> [WRITTEN EXERCISE]
Extract the lines from the start through the line that holds "height = 549;", both included, omitting all images.

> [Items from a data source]
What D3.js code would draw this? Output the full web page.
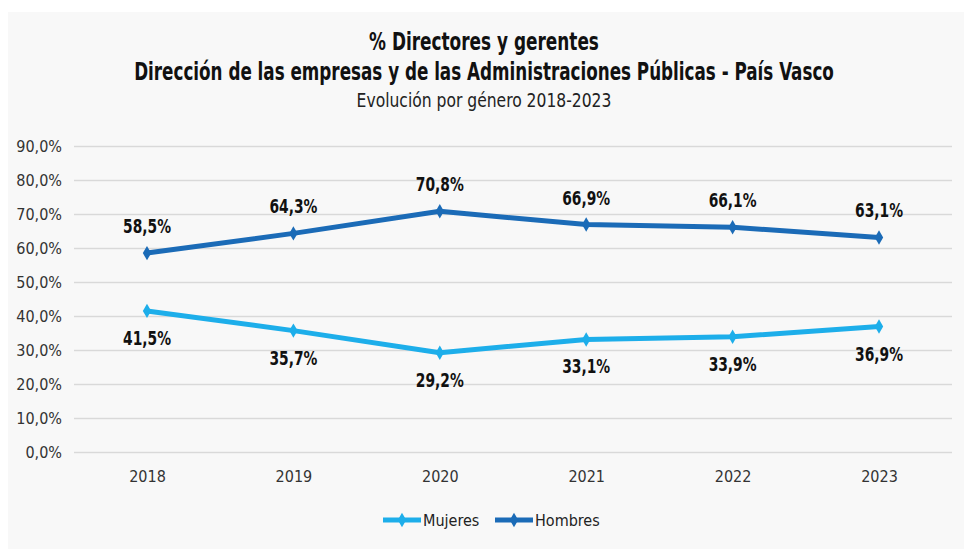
<!DOCTYPE html>
<html>
<head>
<meta charset="utf-8">
<script src="https://cdn.jsdelivr.net/npm/d3@7"></script>
<style>
  body { margin: 0; background: #fff; }
  svg text { font-family: "DejaVu Sans Condensed", "DejaVu Sans", sans-serif; font-stretch: condensed; }
</style>
</head>
<body>
<div id="chart"></div>
<script>
const years = ["2018", "2019", "2020", "2021", "2022", "2023"];
const mujeres = [41.5, 35.7, 29.2, 33.1, 33.9, 36.9];
const hombres = [58.5, 64.3, 70.8, 66.9, 66.1, 63.1];
const yTicks = [0, 10, 20, 30, 40, 50, 60, 70, 80, 90];

const width = 964,
      height = 549;

const series = [
  {name: "Mujeres", values: mujeres, color: "#1daeea", labelDy: 34},
  {name: "Hombres", values: hombres, color: "#1b6bb7", labelDy: -20}
];

let svg = d3.select("#chart")
    .append("svg")
    .attr("width", width)
    .attr("height", height);

// gray panel behind everything
svg.append("rect")
    .attr("x", 8).attr("y", 12)
    .attr("width", width - 8).attr("height", height - 12)
    .attr("fill", "#f8f8f8");

let x = d3.scalePoint().domain(years).range([147, 879]);
let y = d3.scaleLinear().domain([0, 90]).range([452, 146]);

const fmt = v => d3.format(".1f")(v).replace(".", ",") + "%";

// squeeze a centered text horizontally so it is `len` px wide (original font is condensed)
function squeeze(sel, cx, cy, len) {
  sel.attr("x", 0).attr("y", 0).attr("text-anchor", "middle");
  let w = sel.node().getComputedTextLength();
  let k = Math.min(1, len / w);
  sel.attr("transform", "translate(" + cx + "," + cy + ") scale(" + k + ",1)");
}

// titles
const titles = [
  {text: "% Directores y gerentes", y: 50, size: 24, bold: true, len: 230},
  {text: "Dirección de las empresas y de las Administraciones Públicas - País Vasco", y: 80, size: 24, bold: true, len: 700},
  {text: "Evolución por género 2018-2023", y: 107, size: 19, bold: false, len: 255}
];
titles.forEach(t => {
  let tx = svg.append("text")
    .attr("font-size", t.size)
    .attr("font-weight", t.bold ? "bold" : "normal")
    .attr("fill", t.bold ? "#111" : "#222")
    .text(t.text);
  squeeze(tx, 484, t.y, t.len);
});

// grid lines + y labels
let yAxis = svg.append("g")
    .attr("transform", "translate(74,0)")
    .call(d3.axisLeft(y).tickValues(yTicks).tickSize(-878).tickFormat(d => fmt(d)).tickPadding(12));
yAxis.select(".domain").remove();
yAxis.selectAll(".tick line").attr("stroke", "#d9d9d9").attr("stroke-width", 1.5);
yAxis.selectAll(".tick text").attr("font-size", 16).attr("fill", "#333");

// x labels
let xAxis = svg.append("g")
    .attr("transform", "translate(0,452)")
    .call(d3.axisBottom(x).tickSize(0).tickPadding(19));
xAxis.select(".domain").remove();
xAxis.selectAll(".tick text").attr("font-size", 16).attr("fill", "#333");

let line = d3.line()
    .x((d, i) => x(years[i]))
    .y(d => y(d));

const diamond = d3.symbol().type(d3.symbolDiamond).size(60);

series.forEach(s => {
  let g = svg.append("g");
  g.append("path")
    .datum(s.values)
    .attr("d", line)
    .attr("fill", "none")
    .attr("stroke", s.color)
    .attr("stroke-width", 5)
    .attr("stroke-linejoin", "round");

  g.selectAll("path.pt")
    .data(s.values)
    .enter().append("path")
    .attr("class", "pt")
    .attr("d", diamond)
    .attr("transform", (d, i) => "translate(" + x(years[i]) + "," + y(d) + ")")
    .attr("fill", s.color);

  g.selectAll("text")
    .data(s.values)
    .enter().append("text")
    .attr("font-size", 19)
    .attr("font-weight", "bold")
    .attr("fill", "#111")
    .text(d => fmt(d))
    .each(function(d, i) {
      squeeze(d3.select(this), x(years[i]), y(d) + s.labelDy, 48);
    });
});

// legend
let legend = svg.append("g");
const legendPos = [383, 495];
series.forEach((s, i) => {
  let lg = legend.append("g").attr("transform", "translate(" + legendPos[i] + ",520)");
  lg.append("line")
    .attr("x1", 0).attr("x2", 38)
    .attr("stroke", s.color).attr("stroke-width", 5);
  lg.append("path").attr("d", diamond).attr("transform", "translate(19,0)").attr("fill", s.color);
  lg.append("text").attr("x", 40).attr("y", 6)
    .attr("font-size", 16).attr("fill", "#222").text(s.name);
});
</script>
</body>
</html>
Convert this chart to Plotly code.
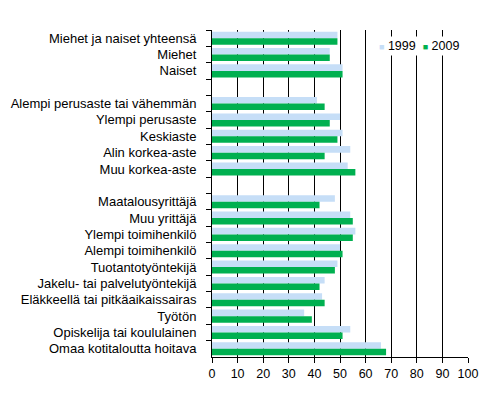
import plotly.graph_objects as go

categories = [
    "Miehet ja naiset yhteensä", "Miehet", "Naiset", " ",
    "Alempi perusaste tai vähemmän", "Ylempi perusaste", "Keskiaste",
    "Alin korkea-aste", "Muu korkea-aste", "  ",
    "Maatalousyrittäjä", "Muu yrittäjä", "Ylempi toimihenkilö",
    "Alempi toimihenkilö", "Tuotantotyöntekijä",
    "Jakelu- tai palvelutyöntekijä", "Eläkkeellä tai pitkäaikaissairas",
    "Työtön", "Opiskelija tai koululainen", "Omaa kotitaloutta hoitava",
]
values_1999 = [49, 46, 51, None, 41, 50, 51, 54, 53, None,
               48, 54, 56, 50, 49, 44, 43, 36, 54, 66]
values_2009 = [49, 46, 51, None, 44, 46, 49, 44, 56, None,
               42, 55, 55, 51, 48, 42, 44, 39, 51, 68]

c1999 = "#C6DEF7"
c2009 = "#00B050"

fig = go.Figure()
fig.add_trace(go.Bar(y=categories, x=values_1999, name="1999", orientation="h",
                     marker=dict(color=c1999, line_width=0)))
fig.add_trace(go.Bar(y=categories, x=values_2009, name="2009", orientation="h",
                     marker=dict(color=c2009, line_width=0)))

# compact legend like the original (small squares right next to the text)
sq = "<span style='color:%s;font-size:9px'>■</span>"
fig.add_annotation(
    xref="paper", yref="paper", x=0.64, y=0.951, xanchor="left", yanchor="middle",
    showarrow=False, font=dict(size=12.5),
    text=(sq % c1999) + " 1999  " + (sq % c2009) + " 2009",
    bgcolor="white", borderpad=2,
)

# page body has an 8px margin, so the figure is a bit smaller than the window
fig.update_layout(
    width=481, height=410,
    margin=dict(l=204, r=21, t=22, b=61),
    paper_bgcolor="white", plot_bgcolor="white",
    font=dict(family="Liberation Sans, Arial, sans-serif", size=13, color="black"),
    barmode="group", bargap=0.2, bargroupgap=0,
    showlegend=False,
)
fig.update_xaxes(range=[0, 100], dtick=10, showgrid=True, gridcolor="black",
                 gridwidth=1, showline=True, linecolor="black", linewidth=1,
                 ticks="outside", ticklen=5, tickcolor="black", zeroline=False,
                 tickangle=0, tickfont=dict(size=12.5), automargin=False)
fig.update_yaxes(type="category", autorange="reversed", showgrid=False,
                 showline=True, linecolor="black", linewidth=1,
                 ticks="outside", ticklen=5, tickcolor="black",
                 tickson="boundaries", ticklabelstandoff=12, automargin=False)

fig.write_html("out.html")
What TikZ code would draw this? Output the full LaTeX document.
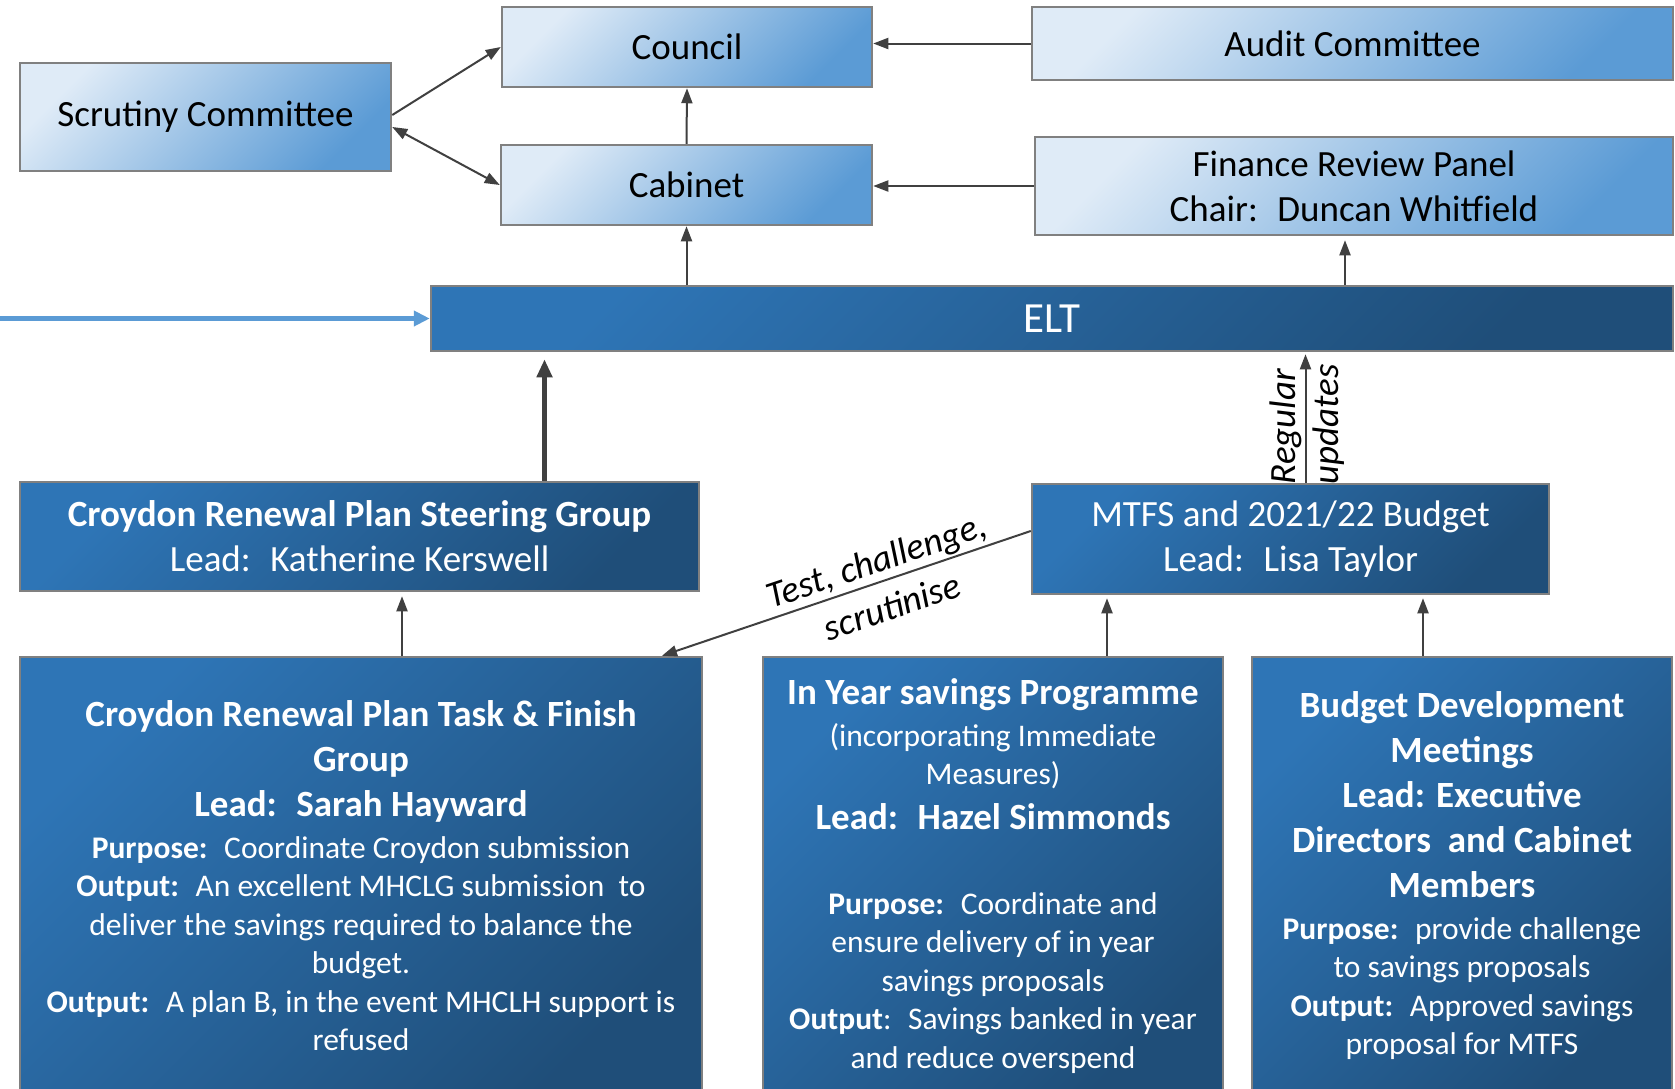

> [ANSWER TO THE EXERCISE]
What D3.js code would draw this? Output the full web page.
<!DOCTYPE html>
<html>
<head>
<meta charset="utf-8">
<script src="https://cdn.jsdelivr.net/npm/d3@7"></script>
<style>
  body { margin: 0; background: #fff; }
  svg text { font-family: "DejaVu Sans Condensed", "DejaVu Sans", sans-serif; font-stretch: condensed; }
</style>
</head>
<body>
<div id="chart"></div>
<script>
const years = ["2018", "2019", "2020", "2021", "2022", "2023"];
const mujeres = [41.5, 35.7, 29.2, 33.1, 33.9, 36.9];
const hombres = [58.5, 64.3, 70.8, 66.9, 66.1, 63.1];
const yTicks = [0, 10, 20, 30, 40, 50, 60, 70, 80, 90];

const width = 964,
      height = 549;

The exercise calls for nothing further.